Olsi, just like Edi, is a man...

Olsi, just like Edi, is a man...

Alfred Lela

For years, television debates have become iconoclasts of the concept of the media as a means for the public to understand events and protect themselves from abuses of power. Moderators cannot be blamed for this, at least not entirely, because they are prey to the zeitgeist for sensationalism, click bites, large audiences, and the ad money that comes with that.

This must be said, especially with an increasingly vulgar, unread, disinterested public searching for entertainment, not knowledge. It has always been this way; in fact, what has changed is the proliferation of communication platforms and technology, which have enabled everyone to take a place in the arena of public participation.

Having said this, both Blendi Fevziu and his colleagues and panelists such as Baton Haxhiu and his colleagues must be understood. Last night, when the suspicion of participation in drug trafficking Olsi Rama was being discussed, which rightfully turned into an agenda setter, almost in all TV debates, the attempt to undo the agenda that the news had set, but also the news itself, was not avoided.

The best way to do this is to dramatize the debate, so to talk about the issue from its margins, making the most trivial things central. Yesterday's panel, put in front of the chairman of the parliamentary group of the Democratic Party, was, I can't say, by chance or selection, to undo the essence and shift the agenda. Baton Haxhiu and Iris Luarasi put themselves at the head of this effort.

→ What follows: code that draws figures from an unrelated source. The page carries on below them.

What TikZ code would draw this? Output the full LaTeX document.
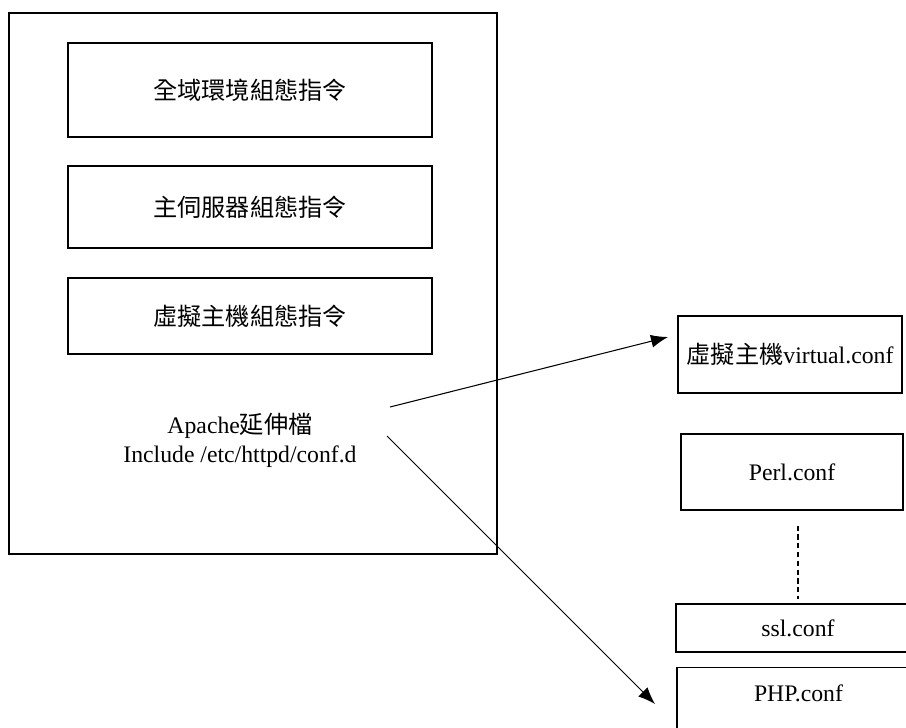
\documentclass[tikz,border=0pt]{standalone}
\usepackage{fontspec}
\setmainfont{Liberation Serif}
\newfontfamily\cjk[Scale=1.02]{Noto Sans CJK TC}
\usepackage{tikz}
\usetikzlibrary{
    arrows.meta,
    calc,
    positioning
}

\tikzset{
    cfgbox/.style={draw, line width=0.7pt, minimum width=7.28cm},
    filebox/.style={draw, line width=0.7pt},
}

\begin{document}
\begin{tikzpicture}[x=0.02cm, y=-0.02cm, font=\fontsize{13.5}{16.5}\selectfont,
                    >={Latex[length=3.4mm, width=2.6mm]}]
    \useasboundingbox (0, 0) rectangle (906, 727);
    \clip (0, 0) rectangle (906, 727);

    % httpd.conf
    \node[draw, line width=0.7pt, minimum width=9.76cm, minimum height=10.82cm] (httpd) at (253, 283.5) {};
    \node[cfgbox, minimum height=1.88cm] (global) at (250, 90) {\cjk 全域環境組態指令};
    \node[cfgbox, minimum height=1.64cm] (mainsrv) at (250, 207) {\cjk 主伺服器組態指令};
    \node[cfgbox, minimum height=1.52cm] (vhost) at (250, 316) {\cjk 虛擬主機組態指令};
    \node[align=center] (ext) at (240, 440) {Apache{\cjk 延伸檔}\\Include /etc/httpd/conf.d};

    % conf.d
    \node[filebox, minimum width=4.48cm, minimum height=1.54cm] (virt) at (790, 354.5) {{\cjk 虛擬主機}virtual.conf};
    \node[filebox, minimum width=4.44cm, minimum height=1.52cm] (perl) at (792, 472) {Perl.conf};
    \node[filebox, minimum width=4.88cm, minimum height=0.96cm] (ssl) at (798, 628) {ssl.conf};
    \node[filebox, anchor=north, minimum width=4.86cm, inner ysep=0pt,
          text height=0.68cm, text depth=1cm] (php) at (798.5, 667) {PHP.conf};

    \coordinate (vfrom) at (390, 407);
    \coordinate (vto) at (668, 337);
    \coordinate (pfrom) at (387, 436);
    \coordinate (pto) at (655, 704);

    \draw[line width=0.6pt]
    (vfrom) edge[->] (vto)
    (pfrom) edge[->] (pto);
    \draw[dashed, dash pattern=on 3pt off 2pt, line width=0.6pt]
    ($(perl.south -| ssl.north)+(0, 15)$) -- ($(ssl.north)+(0, -4)$);
\end{tikzpicture}
\end{document}
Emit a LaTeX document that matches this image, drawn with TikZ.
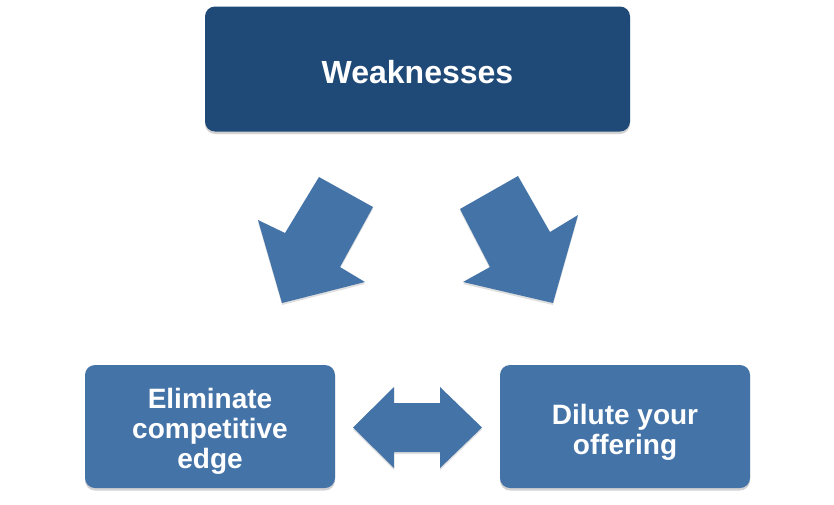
\documentclass[tikz,border=0pt]{standalone}
\usepackage{fontspec}
\setmainfont{Liberation Sans}
\usetikzlibrary{shadows}
\definecolor{topblue}{RGB}{31,74,120}
\definecolor{midblue}{RGB}{68,115,168}
\tikzset{
  box/.style={draw=none, rounded corners=10pt, inner sep=0pt,
    drop shadow={opacity=0.35, shadow xshift=0pt, shadow yshift=-2.5pt}},
  boxtext/.style={text=white, align=center, inner sep=0pt,
    font=\fontsize{28}{30}\selectfont\bfseries},
  blockarrow/.style={fill=midblue, draw=none,
    drop shadow={opacity=0.25, shadow xshift=0pt, shadow yshift=-2pt}}
}
\begin{document}
\begin{tikzpicture}[x=1pt,y=-1pt]
\useasboundingbox[fill=white] (0,0) rectangle (834,504);
% boxes
\node[box, fill=topblue, minimum width=425pt, minimum height=125pt] (weak) at (417.5,69) {};
\node[boxtext, font=\fontsize{32}{34}\selectfont\bfseries] (weaktxt) at ([yshift=-3pt]weak.center) {Weaknesses};
\node[box, fill=midblue, minimum width=250pt, minimum height=123pt] (elim) at (210,426.5) {};
\node[boxtext] (elimtxt) at ([yshift=-5pt]elim.center) {Eliminate\\competitive\\edge};
\node[box, fill=midblue, minimum width=250pt, minimum height=123pt] (dilu) at (625,426.5) {};
\node[boxtext] (dilutxt) at ([yshift=-6pt]dilu.center) {Dilute your\\offering};
% left down arrow
\coordinate (la1) at (319,177);
\coordinate (la2) at (373,207);
\coordinate (la3) at (340,267);
\coordinate (la4) at (365,282);
\coordinate (la5) at (282,303);
\coordinate (la6) at (258,220);
\coordinate (la7) at (285,233);
\fill[blockarrow] (la1) -- (la2) -- (la3) -- (la4) -- (la5) -- (la6) -- (la7) -- cycle;
% right down arrow
\coordinate (ra1) at (518,176);
\coordinate (ra2) at (460,209);
\coordinate (ra3) at (490,267);
\coordinate (ra4) at (463,282);
\coordinate (ra5) at (553,303);
\coordinate (ra6) at (578,215);
\coordinate (ra7) at (550,232);
\fill[blockarrow] (ra1) -- (ra2) -- (ra3) -- (ra4) -- (ra5) -- (ra6) -- (ra7) -- cycle;
% double arrow
\coordinate (dl) at (353,427.5);
\coordinate (dr) at (482,427.5);
\fill[blockarrow] (dl) -- (394,387) -- (394,403) -- (440,403) -- (440,387) -- (dr)
  -- (440,468) -- (440,452) -- (394,452) -- (394,468) -- cycle;
\end{tikzpicture}
\end{document}
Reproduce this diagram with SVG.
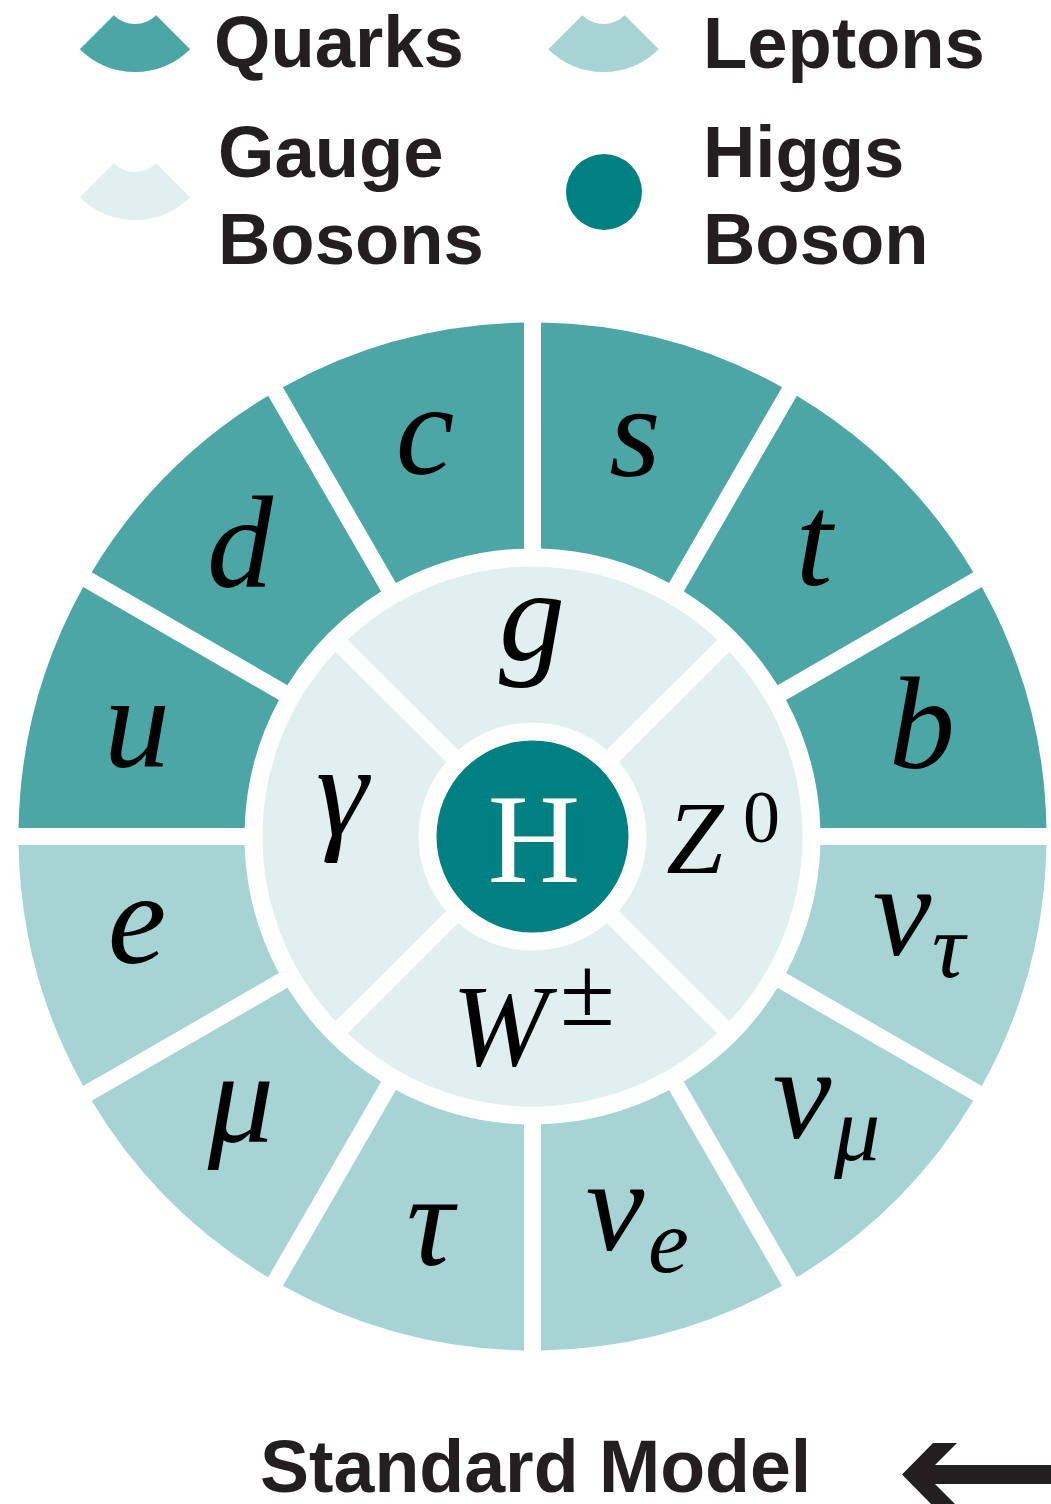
<svg xmlns="http://www.w3.org/2000/svg" xmlns:xlink="http://www.w3.org/1999/xlink" width="1051" height="1504" viewBox="0 0 1051 1504">
<defs>
<style>
.q{fill:#4da6a6}
.l{fill:#a6d3d3}
.gb{fill:#e0f0f0}
.h{fill:#008080}
.leg{font-family:"Liberation Sans",Arial,sans-serif;font-weight:bold;font-size:72.5px;fill:#231f20}
.m{font-family:"Liberation Serif","Times New Roman",serif;font-style:italic;font-size:132px;fill:#000;text-anchor:middle}
.s{font-family:"Liberation Serif","Times New Roman",serif;font-style:italic;font-size:92px;fill:#000}
.up{font-family:"Liberation Serif","Times New Roman",serif;fill:#000}
</style>
<path id="sec" d="M513.93 -8.5 A514 514 0 0 0 449.33 -249.6 L253.56 -136.58 A288 288 0 0 1 287.87 -8.5 Z"/>
<path id="bsec" d="M196.84 184.82 A270 270 0 0 0 196.84 -184.82 L86.4 -74.38 A114 114 0 0 1 86.4 74.38 Z"/>
<path id="lsec" d="M-55.2 55.2 A78 78 0 0 0 55.2 55.2 L21.2 21.2 A30 30 0 0 1 -21.2 21.2 Z"/>
</defs>
<rect width="1051" height="1504" fill="#fff"/>
<g id="legend">
<g id="legend-quarks"><use xlink:href="#lsec" class="q" transform="translate(135,-6)"/><text class="leg" x="214" y="67">Quarks</text></g>
<g id="legend-leptons"><use xlink:href="#lsec" class="l" transform="translate(603.5,-6)"/><text class="leg" x="703" y="68">Leptons</text></g>
<g id="legend-gauge"><use xlink:href="#lsec" class="gb" transform="translate(135,142)"/><text class="leg" x="218" y="177">Gauge</text><text class="leg" x="218" y="264">Bosons</text></g>
<g id="legend-higgs"><circle class="h" cx="604" cy="192" r="38"/><text class="leg" x="703" y="177">Higgs</text><text class="leg" x="703" y="264">Boson</text></g>
</g>
<g id="quarks">
<g id="quark-b"><use xlink:href="#sec" class="q" transform="translate(532.5,836.5)"/><text class="m" x="922" y="768">b</text></g>
<g id="quark-t"><use xlink:href="#sec" class="q" transform="translate(532.5,836.5) rotate(-30)"/><text class="m" x="814" y="585">t</text></g>
<g id="quark-s"><use xlink:href="#sec" class="q" transform="translate(532.5,836.5) rotate(-60)"/><text class="m" x="635" y="476">s</text></g>
<g id="quark-c"><use xlink:href="#sec" class="q" transform="translate(532.5,836.5) rotate(-90)"/><text class="m" x="425" y="474">c</text></g>
<g id="quark-d"><use xlink:href="#sec" class="q" transform="translate(532.5,836.5) rotate(-120)"/><text class="m" x="240" y="587">d</text></g>
<g id="quark-u"><use xlink:href="#sec" class="q" transform="translate(532.5,836.5) rotate(-150)"/><text class="m" x="137" y="766">u</text></g>
</g>
<g id="leptons">
<g id="lepton-e"><use xlink:href="#sec" class="l" transform="translate(532.5,836.5) rotate(-180)"/><text class="m" x="137" y="963">e</text></g>
<g id="lepton-mu"><use xlink:href="#sec" class="l" transform="translate(532.5,836.5) rotate(-210)"/><text class="m" x="241" y="1142">μ</text></g>
<g id="lepton-tau"><use xlink:href="#sec" class="l" transform="translate(532.5,836.5) rotate(-240)"/><text class="m" x="430" y="1265">τ</text></g>
<g id="lepton-nue"><use xlink:href="#sec" class="l" transform="translate(532.5,836.5) rotate(-270)"/><text class="m" x="615" y="1250">ν</text><text class="s" x="648" y="1272">e</text></g>
<g id="lepton-numu"><use xlink:href="#sec" class="l" transform="translate(532.5,836.5) rotate(-300)"/><text class="m" x="802" y="1138">ν</text><text class="s" x="834" y="1160">μ</text></g>
<g id="lepton-nutau"><use xlink:href="#sec" class="l" transform="translate(532.5,836.5) rotate(-330)"/><text class="m" x="902" y="955">ν</text><text class="s" x="932" y="977">τ</text></g>
</g>
<g id="bosons">
<g id="boson-z"><use xlink:href="#bsec" class="gb" transform="translate(532.5,836.5)"/><text class="m" x="695" y="873" style="font-size:103px">Z</text><text class="up" x="743" y="842" style="font-size:74px">0</text></g>
<g id="boson-g"><use xlink:href="#bsec" class="gb" transform="translate(532.5,836.5) rotate(-90)"/><text class="m" x="532" y="660">g</text></g>
<g id="boson-gamma"><use xlink:href="#bsec" class="gb" transform="translate(532.5,836.5) rotate(-180)"/><text class="m" x="342" y="835">γ</text></g>
<g id="boson-w"><use xlink:href="#bsec" class="gb" transform="translate(532.5,836.5) rotate(90)"/><text class="m" x="500" y="1065" style="font-size:116px">W</text><text class="up" x="560" y="1025" style="font-size:100px">±</text></g>
</g>
<g id="higgs">
<circle class="h" cx="532.5" cy="836.5" r="96"/>
<text x="534" y="882" style="font-family:'Liberation Serif','Times New Roman',serif;font-size:128px;fill:#fff;text-anchor:middle">H</text>
</g>
<g id="title"><text class="leg" x="260" y="1492" style="font-size:73.5px">Standard Model</text></g>
<g id="connectors">
<polygon points="902,1474.5 933,1443 957,1443 935,1465 1051,1465 1051,1484 935,1484 957,1506 933,1506" fill="#231f20"/>
</g>
</svg>
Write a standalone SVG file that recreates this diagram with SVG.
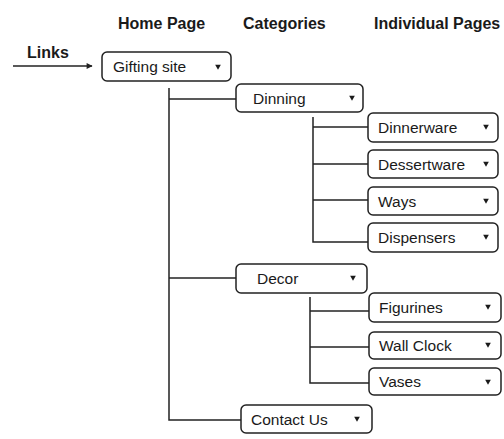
<svg xmlns="http://www.w3.org/2000/svg" width="504" height="439" viewBox="0 0 504 439">
  <style>
    .hdr { font-family: "Liberation Sans", Arial, sans-serif; font-weight: bold; font-size: 16px; fill: #1a1a1a; }
    .lbl { font-family: "Liberation Sans", Arial, sans-serif; font-size: 15.5px; fill: #1a1a1a; }
    .box { fill: #ffffff; stroke: #222222; stroke-width: 1.5; }
    .tri { fill: #1a1a1a; }
    .conn { fill: none; stroke: #222222; stroke-width: 1.5; }
  </style>
  <defs>
    <marker id="arrow" viewBox="0 0 10 10" refX="9" refY="5" markerWidth="10" markerHeight="6" markerUnits="userSpaceOnUse" orient="auto">
      <path d="M0,0 L10,5 L0,10 Z" fill="#222222"/>
    </marker>
    <path id="drop" d="M-2.8,-2.2 L2.8,-2.2 L0,2.8 Z"/>
  </defs>
  <rect width="504" height="439" fill="#ffffff"/>

  <!-- column headings -->
  <g id="headings">
    <text class="hdr" x="118" y="29">Home Page</text>
    <text class="hdr" x="243" y="29">Categories</text>
    <text class="hdr" x="374" y="29">Individual Pages</text>
  </g>

  <!-- connectors -->
  <g id="connectors">
    <line class="conn" x1="13" y1="66" x2="92" y2="66" marker-end="url(#arrow)"/>
    <!-- home page trunk -->
    <path class="conn" d="M169,88 V420 H241"/>
    <path class="conn" d="M169,99 H236"/>
    <path class="conn" d="M169,278 H236"/>
    <!-- Dinning branch -->
    <path class="conn" d="M313,117 V242 H368"/>
    <path class="conn" d="M313,127 H368"/>
    <path class="conn" d="M313,164 H368"/>
    <path class="conn" d="M313,200 H368"/>
    <!-- Decor branch -->
    <path class="conn" d="M310,297 V383 H369"/>
    <path class="conn" d="M310,311 H369"/>
    <path class="conn" d="M310,347 H369"/>
  </g>

  <g id="links">
    <text class="hdr" x="27" y="58">Links</text>
  </g>

  <g id="gifting-site">
    <rect class="box" x="102" y="52" width="129" height="29" rx="5"/>
    <text class="lbl" x="113" y="72">Gifting site</text>
    <use href="#drop" class="tri" x="218" y="67"/>
  </g>

  <g id="dinning">
    <rect class="box" x="236" y="84" width="127" height="28" rx="5"/>
    <text class="lbl" x="253" y="104">Dinning</text>
    <use href="#drop" class="tri" x="352" y="98"/>
  </g>

  <g id="dinnerware">
    <rect class="box" x="368" y="113" width="130" height="29" rx="5"/>
    <text class="lbl" x="378" y="133">Dinnerware</text>
    <use href="#drop" class="tri" x="486" y="127"/>
  </g>

  <g id="dessertware">
    <rect class="box" x="368" y="150" width="130" height="28" rx="5"/>
    <text class="lbl" x="378" y="170">Dessertware</text>
    <use href="#drop" class="tri" x="486" y="164"/>
  </g>

  <g id="ways">
    <rect class="box" x="368" y="187" width="130" height="28" rx="5"/>
    <text class="lbl" x="378" y="207">Ways</text>
    <use href="#drop" class="tri" x="486" y="201"/>
  </g>

  <g id="dispensers">
    <rect class="box" x="368" y="223" width="130" height="29" rx="5"/>
    <text class="lbl" x="378" y="243">Dispensers</text>
    <use href="#drop" class="tri" x="486" y="237"/>
  </g>

  <g id="decor">
    <rect class="box" x="236" y="264" width="131" height="29" rx="5"/>
    <text class="lbl" x="257" y="284">Decor</text>
    <use href="#drop" class="tri" x="353" y="278"/>
  </g>

  <g id="figurines">
    <rect class="box" x="369" y="293" width="132" height="29" rx="5"/>
    <text class="lbl" x="379" y="313">Figurines</text>
    <use href="#drop" class="tri" x="488" y="307"/>
  </g>

  <g id="wall-clock">
    <rect class="box" x="369" y="332" width="132" height="27" rx="5"/>
    <text class="lbl" x="379" y="351">Wall Clock</text>
    <use href="#drop" class="tri" x="488" y="345"/>
  </g>

  <g id="vases">
    <rect class="box" x="369" y="368" width="132" height="27" rx="5"/>
    <text class="lbl" x="379" y="387">Vases</text>
    <use href="#drop" class="tri" x="488" y="382"/>
  </g>

  <g id="contact-us">
    <rect class="box" x="241" y="405" width="131" height="28" rx="5"/>
    <text class="lbl" x="251" y="425">Contact Us</text>
    <use href="#drop" class="tri" x="357" y="419"/>
  </g>
</svg>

As far as I know, the media and the debate lost the battle with Bardhi, but it doesn't matter who won or lost. What matters in this case is why the debate is trivialized. The more banal the minds are, and they mostly are, the more they will deal with the trivial, with the side, with the frivolous instead of the serious, with trifles instead of substance.

An episode of this effort belongs to Baton Haxhi, an indeed wise man, with the trick that I have my intelligence for myself but also to throw it to those less intelligent than me. For Baton, Olsi Rama is a hedonist, i.e., someone who indulges in the pleasures of life. According to Batoni, Olsi likes two things in life: football and the other things we all want. In an environment of men with masculine connotations, i.e., p…. (however, even here, we don't have to be confident because more and more p...is being disqualified as the main totem).

Fevziu, an Albanian man and the moderator of the show, asked for one more drool from his audience on the imaginary steps of the arena and asked him what men enjoy.

Baton's finding to turn off the light of the essence of the debate was promising, but the effects were short-lived. Even the most vulgar minds knew that last night the debate should be “Is the brother of the most powerful man in the country responsible; is he part of the drug trade? The accusation was based on reasonable suspicion, on logically connected points, with files procured by the state and came from a high exponent of the largest opposition party.

So the debate was: Is Olsi involved, not as the citizen Rama but as the prime minister's brother? Were the documents sewn up so that he escaped responsibility? Did prosecutors cover up his involvement? Have they been promoted to high positions for this 'service' to the prime minister?

Covering these questions with the character's hedonism, his desires for football and p…. are banalities, for the very simple fact that almost all men, here or in other countries, do this: They watch a lot of football and are sad why they have so little p...

However, this attempt to portray Olsi as a hedonist, i.e., an old town jolly, is a used scenario that Baton's predecessors in creating the myth of Edi Rama have put into circulation since the early 90s. This myth also saved Rama from the trap of nude photos on the beaches of France, which were published to harm him and, in the end, helped him to be re-elected as the head of the municipality.

Batoni and others, let them try to raise a similar myth about Olsi, but this does not avoid the question: do you have any statesmen to offer or only p... men?  

* iconoclasts - people who try to undo or attack established and popular beliefs or concepts.